@dzheremi
Mormonism:
However, the scriptures are not always consistent in the use of the word, especially in the Bible. For example, when Jesus purportedly said to the thief on the cross, “To day shalt thou be with me in paradise” (Luke 23:43), the Bible rendering is incorrect. The statement would more accurately read, “Today shalt thou be with me in the world of spirits” since the thief was not ready for paradise (see HC 5:424–25).
What on earth are they basing this conclusion on? I don't know Greek all that well (I can read it, I can understand the declensions, etc.), but even I can read in the original the word is Παραδείσῳ
Paradeiso, which they are correct probably comes through Persian/Arabic (the Arabs borrowed it from the Persians) فردوس
ferdous, though being Persian I have seen
some sources that trace it back ultimately to the Avestan language (the language of the Zoroastrian scriptures; the Persians were largely Zoroastrians before the coming of Islam, with minorities of Jews and Christians), where the word
pairidaiza apparently means 'enclosure, park', which is the meaning the word originally had when the Greeks adopted it.
At no point in its history did it
ever mean anything like "world of spirits". At the link above you can even see the Proto-Indo-European roots of which the word is composed (Persian and Avestan both being Indo-European languages, just like English is), meaning something like "walled in" ("around" + "to make, form (a wall)").
There's no possible way you can make it mean "world of spirits". This is in "Reformed Egyptian" territory of ridiculous linguistic claims.
F- for the Mormons on this one. Zero stars. Unless the "HC" in the citation is some book that changes the history of Indo-European linguistics to make words mean something completely disconnected from their roots, this is just absolute nonsense. And so it
is absolute nonsense.
Possibly 2 Cor. 12:4 should also not use “paradise” in the sense of meaning the spirit world, as much as meaning the celestial kingdom. The “paradisiacal glory” of
A of F 1:10 refers to the glorified millennial state of the earth rather than the spirit world.
Paradise
No also to this. The form used in 2 Cor. 12:4 is Παράδεισον
Paradeison, which is just the accusative masculine singular (because it's
ton Paradeison, in the accusative case, rather than the other verse which is
to Paradeiso, in the dative case).
My goodness, this stuff is so basic...do I have to fake-join the Mormon religion to get whatever numbskull who wrote this entry fired? Will they be teaching him or her how to not make things up anymore in the spirit world? That's the lesson they apparently really need.

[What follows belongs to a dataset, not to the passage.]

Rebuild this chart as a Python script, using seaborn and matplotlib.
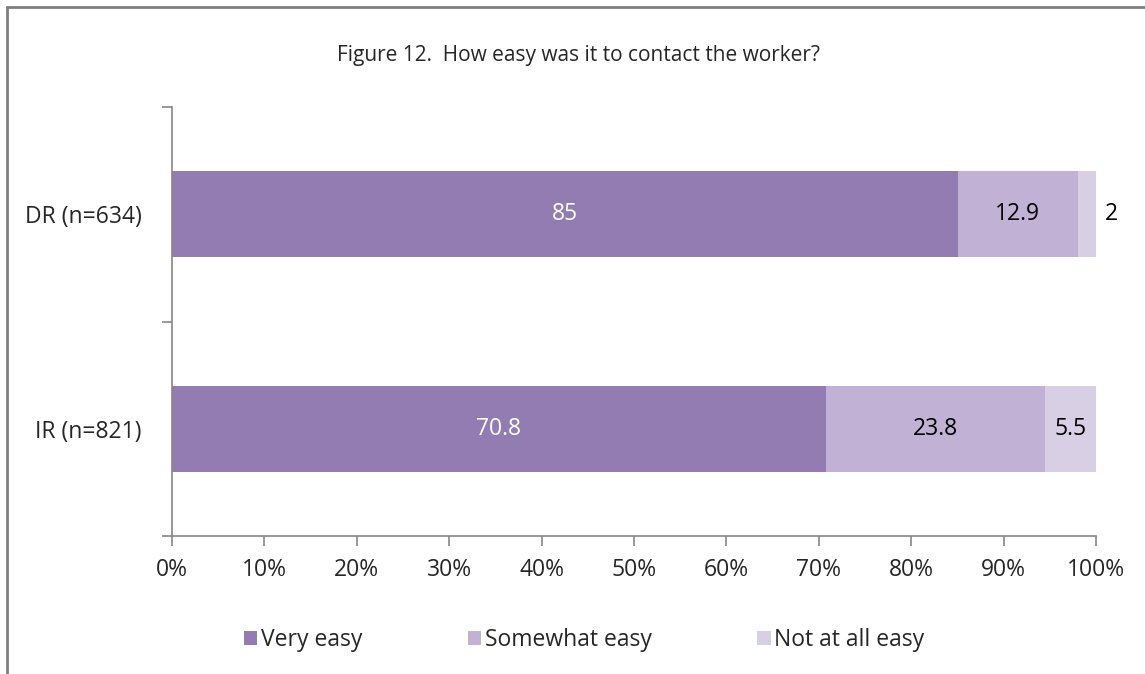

Don't get me wrong, I very much appreciate you sharing Mormon's sources and views with me, as always.
(I hope this is not coming across like angry ranting.) I just very much do not appreciate how full of ridiculous claims those sources are. I mean, I debunked this in less than five minutes by visiting two non-sectarian (not 'anti-Mormon') websites -- one for a Greek-English interlinear text of the verses in the question, and another for the etymology of the word used in them. Why Mormons can't take less than five minutes for the sake of their faith to figure out whether or not what they're reading is a blatant lie is beyond me, but they really should. It's sad. Their leaders and their sources should not be able to get away with such manipulation.